Not All Assignments Are Valid?

In Action Chiropractic Clinic., LLC v. Prentice Hyler, Prentice Hyler, was involved in a car crash, which was apparently not his fault. Following the crash, he sought chiropractic treatment with Action Chiropractic. Before beginning treatment, he executed an assignment prepared by Action Chiropractic, which apparently was intended to ensure that Action Chiropractic got paid for the services it rendered and attempted to impose a payment obligation on the at fault insurance carrier. The assignment stated in part, that the injured party's “medical expense benefits allowable, and otherwise payable” to Hyler by his “Health Insurance, Auto Insurance, or any other party involved,” were assigned to Action Chiropractic. However, the court deemed this assignment ineffective as to the tortfeasor's insurance carrier, finding it didn't do what Action intended it to do. 
 
Mr. Hyler ran up about $5,000 in bills and settled his case with the at-fault party's insurance carrier for about $8,500. In the release he signed – provided by the at-fault insurance carrier – he released the at-fault driver and his carrier, but did not explicitly promise to pay off any outstanding medical bills from the settlement funds. Mr. Hyler cashed the check and no one paid Action Chiropractic.
 
Action sued both Mr. Hyler and the at-fault insurance carrier for the $5,000 in services rendered. The insurance carrier filed a Motion for Summary Judgment arguing that the assignment executed by Mr. Hyler was not effective as against it. Both the trial court and court of appeals agreed finding that Mr.

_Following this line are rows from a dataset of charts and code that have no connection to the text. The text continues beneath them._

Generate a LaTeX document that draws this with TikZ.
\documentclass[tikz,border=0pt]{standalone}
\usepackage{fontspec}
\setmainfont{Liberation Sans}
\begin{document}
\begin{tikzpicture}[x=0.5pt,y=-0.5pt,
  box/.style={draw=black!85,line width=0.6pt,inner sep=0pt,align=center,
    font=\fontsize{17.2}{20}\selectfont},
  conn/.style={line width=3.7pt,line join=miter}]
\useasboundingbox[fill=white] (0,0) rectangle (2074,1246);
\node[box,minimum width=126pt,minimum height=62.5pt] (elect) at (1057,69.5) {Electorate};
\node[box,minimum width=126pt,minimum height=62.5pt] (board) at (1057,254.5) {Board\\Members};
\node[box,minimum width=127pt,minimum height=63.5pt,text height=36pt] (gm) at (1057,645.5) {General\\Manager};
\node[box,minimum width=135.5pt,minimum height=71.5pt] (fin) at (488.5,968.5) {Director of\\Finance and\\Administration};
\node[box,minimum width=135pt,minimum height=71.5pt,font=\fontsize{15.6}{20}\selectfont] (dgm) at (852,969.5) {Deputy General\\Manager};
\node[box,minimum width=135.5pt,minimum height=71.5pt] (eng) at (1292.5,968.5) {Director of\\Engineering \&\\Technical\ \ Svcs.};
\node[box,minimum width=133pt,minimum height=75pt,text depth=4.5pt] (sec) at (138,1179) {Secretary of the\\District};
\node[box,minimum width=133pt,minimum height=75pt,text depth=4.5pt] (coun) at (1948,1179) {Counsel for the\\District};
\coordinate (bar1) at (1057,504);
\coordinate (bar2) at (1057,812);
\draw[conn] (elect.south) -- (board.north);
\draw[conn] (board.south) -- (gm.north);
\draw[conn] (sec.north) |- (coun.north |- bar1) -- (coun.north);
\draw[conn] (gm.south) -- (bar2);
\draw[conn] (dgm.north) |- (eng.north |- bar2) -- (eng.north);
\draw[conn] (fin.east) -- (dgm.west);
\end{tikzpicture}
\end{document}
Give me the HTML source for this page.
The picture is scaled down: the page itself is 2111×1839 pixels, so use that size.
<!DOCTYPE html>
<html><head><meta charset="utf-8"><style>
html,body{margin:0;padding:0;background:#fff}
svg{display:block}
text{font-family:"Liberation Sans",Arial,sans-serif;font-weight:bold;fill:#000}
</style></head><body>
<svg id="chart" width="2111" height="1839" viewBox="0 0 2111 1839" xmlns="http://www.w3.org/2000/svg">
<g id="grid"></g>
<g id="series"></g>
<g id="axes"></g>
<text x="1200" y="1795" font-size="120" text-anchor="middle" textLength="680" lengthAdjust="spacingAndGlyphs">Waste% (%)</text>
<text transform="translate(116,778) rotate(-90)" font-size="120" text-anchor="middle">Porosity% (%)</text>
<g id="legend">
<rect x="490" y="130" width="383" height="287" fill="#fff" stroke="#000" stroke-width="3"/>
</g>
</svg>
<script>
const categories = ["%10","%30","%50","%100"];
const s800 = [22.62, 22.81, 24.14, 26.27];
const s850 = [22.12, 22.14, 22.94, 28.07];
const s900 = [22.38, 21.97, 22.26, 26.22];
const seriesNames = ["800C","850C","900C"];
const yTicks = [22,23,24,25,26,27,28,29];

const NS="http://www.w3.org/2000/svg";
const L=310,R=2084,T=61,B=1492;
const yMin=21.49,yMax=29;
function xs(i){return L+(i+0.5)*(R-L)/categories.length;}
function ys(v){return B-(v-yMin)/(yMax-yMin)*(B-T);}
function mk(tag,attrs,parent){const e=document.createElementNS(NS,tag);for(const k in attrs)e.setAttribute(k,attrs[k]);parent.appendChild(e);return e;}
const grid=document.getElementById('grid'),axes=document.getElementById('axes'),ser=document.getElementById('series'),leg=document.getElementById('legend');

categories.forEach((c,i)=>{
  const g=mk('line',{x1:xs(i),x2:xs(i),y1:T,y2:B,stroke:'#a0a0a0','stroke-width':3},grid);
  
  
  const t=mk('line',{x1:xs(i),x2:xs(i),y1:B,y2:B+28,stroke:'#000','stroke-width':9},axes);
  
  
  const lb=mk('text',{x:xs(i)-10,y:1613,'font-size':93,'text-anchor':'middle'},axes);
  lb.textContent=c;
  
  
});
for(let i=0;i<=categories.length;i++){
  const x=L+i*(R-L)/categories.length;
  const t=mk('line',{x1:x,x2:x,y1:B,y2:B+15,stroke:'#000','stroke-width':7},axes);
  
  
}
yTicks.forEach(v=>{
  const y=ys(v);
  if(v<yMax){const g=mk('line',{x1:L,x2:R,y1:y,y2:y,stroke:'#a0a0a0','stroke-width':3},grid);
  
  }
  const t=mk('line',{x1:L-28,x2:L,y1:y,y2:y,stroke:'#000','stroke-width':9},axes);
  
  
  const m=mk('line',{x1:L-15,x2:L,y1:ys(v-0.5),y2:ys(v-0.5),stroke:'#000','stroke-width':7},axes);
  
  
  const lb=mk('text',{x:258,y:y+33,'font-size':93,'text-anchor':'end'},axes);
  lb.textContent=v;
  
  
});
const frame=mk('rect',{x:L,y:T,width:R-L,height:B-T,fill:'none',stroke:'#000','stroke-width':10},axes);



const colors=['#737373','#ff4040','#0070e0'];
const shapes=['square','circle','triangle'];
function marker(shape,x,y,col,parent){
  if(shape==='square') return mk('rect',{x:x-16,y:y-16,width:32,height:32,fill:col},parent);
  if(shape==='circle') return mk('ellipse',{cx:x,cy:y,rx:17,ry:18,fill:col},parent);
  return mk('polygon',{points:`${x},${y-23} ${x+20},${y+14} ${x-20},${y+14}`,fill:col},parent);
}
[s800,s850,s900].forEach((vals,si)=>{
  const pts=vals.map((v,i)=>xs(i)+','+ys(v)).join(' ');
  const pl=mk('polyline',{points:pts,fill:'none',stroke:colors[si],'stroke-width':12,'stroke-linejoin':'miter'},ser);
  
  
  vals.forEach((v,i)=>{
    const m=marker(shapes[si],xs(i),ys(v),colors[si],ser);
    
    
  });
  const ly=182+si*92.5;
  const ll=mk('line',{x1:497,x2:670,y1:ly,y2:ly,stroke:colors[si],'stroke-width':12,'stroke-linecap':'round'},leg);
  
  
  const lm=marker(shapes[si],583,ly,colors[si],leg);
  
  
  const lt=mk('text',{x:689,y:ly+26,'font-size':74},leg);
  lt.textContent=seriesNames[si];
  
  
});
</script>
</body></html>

Hyler did not actually execute a valid assignment of potential third-party insurance proceeds. At best, he assigned insurance proceeds from his own policy of insurance, not the at-fault party's policy. In other words, inartful drafting killed the assignment.
 
The court of appeals did not address whether with proper drafting an assignment by an injured party of the at-fault party's insurance carrier's payment obligation could be effective. Likewise, the court did not address any policy defenses that may preclude such an assignment. Finally, the court didn't address Mr. Hyler's remaining obligation to Action Chiropractic. At the end of the day, Hyler received the services and didn't pay the bill. It seems that both Mr. Hyler and Action Chiropractic may have been better served had they engaged counsel to prepare the assignment and handle the resolution of the personal injury claim respectively.
 
Action Chiropractic Clinic, LLC v. Prentice Hyler, No. M2013-01468-SC-R11-CV, (Tenn. Ct. App. July 1, 2015).